By Sarah Mac Donald - 17 August, 2020
Archbishop Diarmuid Martin of Dublin has decried recent incidents of racism, intolerance and disrespectful language, warning that racist intolerance is always “a one-way street towards negativity and disrespect”.
In his homily at Dublin’s Pro Cathedral on Sunday, Archbishop Martin said he was “scared when I hear stories of racist intolerance by groups of young people. They may not realise how damaging their behaviour is, but racist language is never fun.”
He added that racist intolerance is always “an affront to the dignity of those who are its objects”.
Dr Martin’s comments follow the publication of a video on social media showing Xuedan (Shelley) Xiong being allegedly racially abused before she was pushed backwards, by members of a group of young people, into the Royal Canal in Dublin on Friday evening.
Gardaí are investigating the incident which involved a group of teenagers and occurred near Ashtown in Dublin.
According to Ms Xiong, before being pushed into the canal, one member of the group had referenced the Coronavirus and made other racist comments as they passed her as she was walking along the canal path.
She told them “that’s racial discrimination, stop it.”
Speaking to RTE’s This Week programme, Ms Xiong said, “I couldn’t put up with this anymore … they targeted me and there was a racial element there.”
Responding to the incident, well known Kildare & Leighlin priest, Fr Paddy Byrne tweeted, “As an Island, we have embraced values of inclusion, equality, tolerance and compassion. This image of a lady being so racially bullied and violently attacked makes us all feel simply …… sickened.”

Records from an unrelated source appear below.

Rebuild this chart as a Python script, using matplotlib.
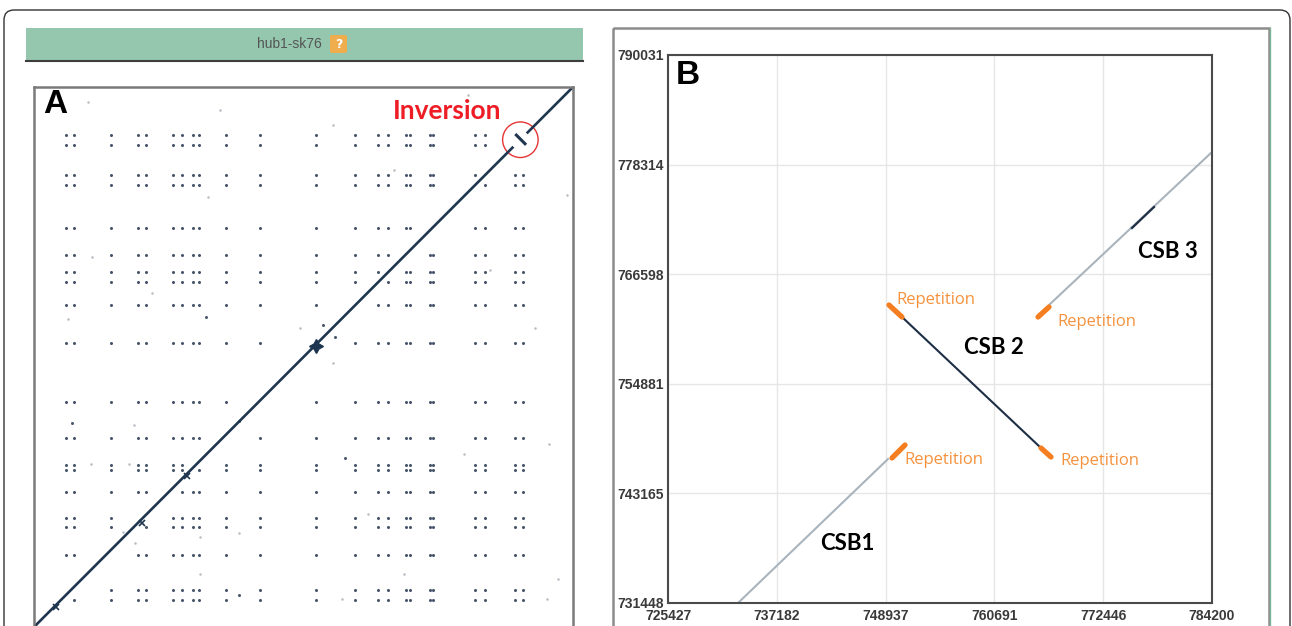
import numpy as np
import matplotlib.pyplot as plt
from matplotlib.patches import Rectangle, FancyBboxPatch, Circle

W, H = 1292, 626

# ---- panel A: dot plot hub1 vs sk76 (kb) ----
rep_x = [50, 63, 121, 164, 176, 219, 233, 250, 260, 302, 357, 444, 507,
         543, 559, 586, 593, 625, 630, 696, 711, 759, 771]
rep_y = [42, 58, 113, 157, 172, 212, 247, 255, 297, 354, 447, 507, 543,
         559, 586, 628, 696, 711, 759, 774]
# diagonal con la inversion
diag_1 = ([0, 756], [0, 756])
inv_seg = ([759, 776], [776, 759])
diag_2 = ([777, 850], [777, 850])
# repeticiones que cruzan la diagonal
star_x, star_y = [444], [442]
small_x = [241, 170, 35]
small_y = [238, 164, 31]
# puntos sueltos
noise_x = [275, 91, 186, 54, 420, 472, 567, 841, 719, 790, 472, 157, 90, 150,
           140, 159, 261, 323, 261, 812, 678, 527, 584, 826, 486, 809, 85, 294, 685]
noise_y = [677, 582, 526, 485, 471, 790, 719, 680, 562, 471, 416, 318, 257, 257,
           150, 132, 142, 148, 83, 288, 272, 178, 83, 76, 44, 44, 826, 814, 837]
dark_x = [271, 456, 475, 60, 324, 490, 323]
dark_y = [488, 475, 456, 321, 50, 266, 325]

# ---- panel B: zoom sobre la region invertida ----
xt = [725427, 737182, 748937, 760691, 772446, 784200]
yt = [731448, 743165, 754881, 766598, 778314, 790031]
csb1 = ([732990, 749196], [731448, 746842])
csb2 = ([750709, 765726], [762021, 748018])
csb3 = ([766590, 784200], [763304, 779660])
csb3_dark = ([775558, 777934], [771536, 773780])
reps = [([749628, 751033], [746949, 748338]),
        ([749304, 750709], [763304, 762021]),
        ([765726, 766806], [748018, 747055]),
        ([765402, 766590], [762021, 763090])]
rep_lab_x = [750924, 750060, 767779, 767455]
rep_lab_y = [746735, 763839, 746628, 761487]
csb_names = ["CSB1", "CSB 2", "CSB 3"]
csb_lab_x = [744766, 760648, 779447]
csb_lab_y = [737862, 758814, 769077]

fig = plt.figure(figsize=(W / 100, H / 100), dpi=100)

# fondo: marcos y cabecera en pixeles
bg = fig.add_axes([0, 0, 1, 1], zorder=0)
bg.set_xlim(0, W)
bg.set_ylim(H, 0)
bg.axis('off')
bg.add_patch(FancyBboxPatch((4, 10), 1286, 640, boxstyle='round,pad=0,rounding_size=10',
                            fill=False, ec='#333333', lw=1.0))
bg.add_patch(Rectangle((26, 28), 557, 33, fc='#95c6ae', ec='none'))
bg.plot([26, 583], [61, 61], color='#3d3d3d', lw=1.5)
bg.text(289, 44, "hub1-sk76", ha='center', va='center', fontsize=10, color='#555555',
        family=['Liberation Sans', 'DejaVu Sans'])
bg.add_patch(FancyBboxPatch((330, 35), 17, 18, boxstyle='round,pad=0,rounding_size=2',
                            fc='#f0ad4e', ec='none'))
bg.text(338.5, 44.5, "?", ha='center', va='center', fontsize=9, color='white', weight='bold')
bg.add_patch(Rectangle((613, 28), 656, 620, fill=False, ec='#8c8c8c', lw=1.8))
bg.plot([1269.5, 1269.5], [28, 626], color='#7fb79a', lw=1)

# panel A
axA = fig.add_axes([34 / W, (H - 627) / H, 539 / W, 540 / H], zorder=1)
axA.set_xlim(0, 850)
axA.set_ylim(0, 850)
axA.set_xticks([])
axA.set_yticks([])
for s in axA.spines.values():
    s.set_color('#7a7a7a')
    s.set_linewidth(1.8)

gx, gy = np.meshgrid(rep_x, rep_y)
gx, gy = gx.ravel(), gy.ravel()
keep = (np.abs(gx - gy) > 10) & ~((gx > 750) & (gy > 750))
axA.plot(gx[keep], gy[keep], 'o', ms=2.2, mec='none', color='#46556a')
axA.plot(noise_x, noise_y, 'o', ms=1.8, mec='none', color='#b5bcc4')
axA.plot(dark_x, dark_y, 'o', ms=2.2, mec='none', color='#4a5a6c')

col_diag = '#1f3650'
axA.plot(*diag_1, color=col_diag, lw=1.9, solid_capstyle='butt')
axA.plot(*inv_seg, color=col_diag, lw=2.2, solid_capstyle='butt')
axA.plot(*diag_2, color=col_diag, lw=1.9, solid_capstyle='butt')
axA.plot(star_x, star_y, marker=(4, 1, 0), ms=10, color=col_diag, ls='none')
axA.plot(small_x, small_y, marker='x', ms=4, mew=1.2, color=col_diag, ls='none')
axA.add_patch(Circle((767, 767), 28, fill=False, ec='#e53535', lw=1.0))
axA.text(652, 813, "Inversion", ha='center', va='center', fontsize=19, weight='bold',
         color='#ee1c25', family=['Lato', 'DejaVu Sans'])
axA.text(0.039, 0.967, "A", transform=axA.transAxes, ha='center', va='center',
         fontsize=24, weight='bold', family=['Liberation Sans', 'DejaVu Sans'])

# panel B
axB = fig.add_axes([668 / W, (H - 603) / H, 544 / W, 548 / H], zorder=1)
axB.set_xlim(xt[0], xt[-1])
axB.set_ylim(yt[0], yt[-1])
axB.set_xticks(xt)
axB.set_yticks(yt)
axB.set_xticklabels([str(v) for v in xt])
axB.set_yticklabels([str(v) for v in yt])
axB.tick_params(length=0, labelsize=10, labelcolor='#3a3a3a')
axB.tick_params(axis='x', pad=4)
axB.tick_params(axis='y', pad=3)
for lab in axB.get_xticklabels() + axB.get_yticklabels():
    lab.set_fontweight('bold')
    lab.set_family(['Liberation Sans Narrow', 'Liberation Sans', 'DejaVu Sans'])
axB.grid(True, color='#e6e6e6', lw=1)
for s in axB.spines.values():
    s.set_color('#4a4a4a')
    s.set_linewidth(1.5)

gris = '#a9b4bd'
axB.plot(*csb1, color=gris, lw=1.5)
axB.plot(*csb3, color=gris, lw=1.5)
axB.plot(*csb3_dark, color='#1d2e45', lw=1.6)
axB.plot(*csb2, color='#1d2e45', lw=1.5)
for rx, ry in reps:
    axB.plot(rx, ry, color='#f57f20', lw=3.8, solid_capstyle='round')
for x, y in zip(rep_lab_x, rep_lab_y):
    axB.text(x, y, "Repetition", ha='left', va='center', fontsize=12, color='#f5923e',
             family=['Open Sans', 'DejaVu Sans'])
for name, x, y in zip(csb_names, csb_lab_x, csb_lab_y):
    axB.text(x, y, name, ha='center', va='center', fontsize=16, weight='bold',
             color='black', family=['Lato', 'DejaVu Sans'])
axB.text(0.037, 0.963, "B", transform=axB.transAxes, ha='center', va='center',
         fontsize=24, weight='bold', family=['Liberation Sans', 'DejaVu Sans'])

fig.savefig('out.png', dpi=100)
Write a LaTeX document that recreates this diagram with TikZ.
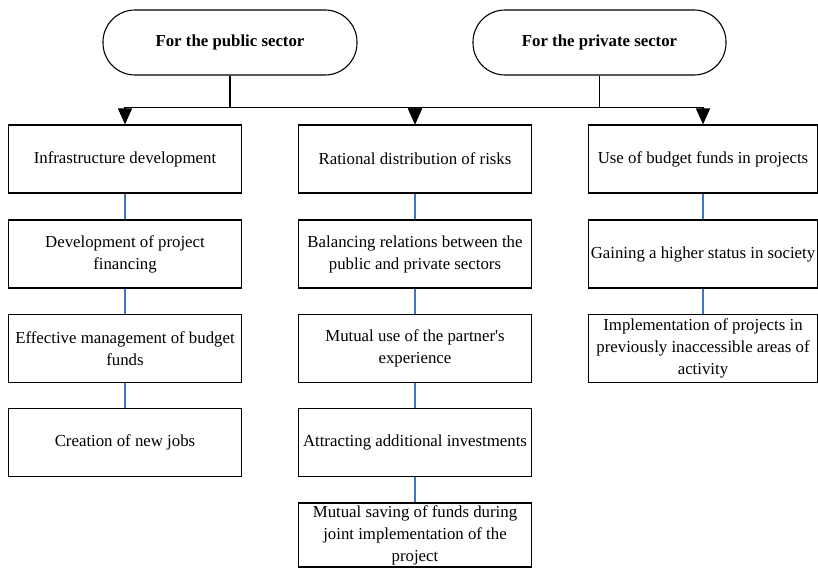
\documentclass[tikz,border=0pt]{standalone}
\usepackage{fontspec}
\setmainfont{Liberation Serif}
\usepackage{tikz}
\usetikzlibrary{arrows.meta}

\definecolor{linkblue}{RGB}{68,114,196}

\tikzset{
  head/.style={draw, line width=1.1pt, rounded corners=32pt, minimum width=254pt,
    minimum height=65pt, font=\fontsize{16.8}{22}\selectfont\bfseries},
  item/.style={draw, line width=1.2pt, minimum width=233pt, minimum height=68pt,
    align=center, inner sep=1pt, font=\fontsize{16.8}{22}\selectfont},
  link/.style={line width=1.4pt, linkblue},
  arr/.style={line width=1.1pt, -{Triangle[width=14pt,length=16pt]}}
}

\begin{document}
\begin{tikzpicture}[x=1pt, y=-1pt]
    \useasboundingbox (0,0) rectangle (818,568);

    % Draw the two sectors
    \node[head] (pub) at (230,42.5) {For the public sector};
    \node[head, minimum width=253pt] (priv) at (599.5,42.5) {For the private sector};

    % Draw the public sector column
    \node[item] (l1) at (125,159) {Infrastructure development};
    \node[item] (l2) at (125,254) {Development of project\\financing};
    \node[item] (l3) at (125,348.5) {Effective management of budget\\funds};
    \node[item] (l4) at (125,442.5) {Creation of new jobs};

    % Draw the common column
    \node[item] (m1) at (415,159) {Rational distribution of risks};
    \node[item] (m2) at (415,254) {Balancing relations between the\\public and private sectors};
    \node[item] (m3) at (415,348.5) {Mutual use of the partner\textquotesingle s\\experience};
    \node[item] (m4) at (415,442.5) {Attracting additional investments};
    \node[item, minimum height=64pt] (m5) at (415,535) {Mutual saving of funds during\\joint implementation of the\\project};

    % Draw the private sector column
    \node[item, minimum width=229pt] (r1) at (703,159) {Use of budget funds in projects};
    \node[item, minimum width=229pt] (r2) at (703,254) {Gaining a higher status in society};
    \node[item, minimum width=229pt] (r3) at (703,348.5) {Implementation of projects in\\previously inaccessible areas of\\activity};

    % Draw the arrows from the sectors
    \draw[arr] (pub.south) -- ++(0,32) -| (l1.north);
    \draw[arr] (pub.south) -- ++(0,32) -| (m1.north);
    \draw[arr] (priv.south) -- ++(0,32) -| (m1.north);
    \draw[arr] (priv.south) -- ++(0,32) -| (r1.north);

    % Draw the links inside the columns
    \draw[link] (l1) -- (l2);
    \draw[link] (l2) -- (l3);
    \draw[link] (l3) -- (l4);
    \draw[link] (m1) -- (m2);
    \draw[link] (m2) -- (m3);
    \draw[link] (m3) -- (m4);
    \draw[link] (m4) -- (m5);
    \draw[link] (r1) -- (r2);
    \draw[link] (r2) -- (r3);
\end{tikzpicture}
\end{document}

In his homily on Sunday, Archbishop Martin warned that wherever intolerance has become dominant in society, society has been impoverished and undermined.
Dr Martin also underlined that there is a growing polarisation in some circles within the Church. “There are those who feel that they can be zealously defending the Church while they are intolerant and disrespectful to those with whom they disagree.”
“Hatred and intolerance can never foster goodness and love. Hate language can never be reconciled with the teaching of Jesus. When believers and indeed Church communities become narrow minded and judgemental, they leave people marginalised and unloved with their hope blunted and their dignity broken,” he said in St Mary’s Pro Cathedral in Dublin.
He noted that throughout the history of the Church, some believers have built “barriers of narrowness and bitterness”, thinking they are being zealous in defending the message of Jesus.
“The teaching of Jesus can never envisage intolerance or bigotry toward people we consider different. The truth must always be sought in love,” the Archbishop said.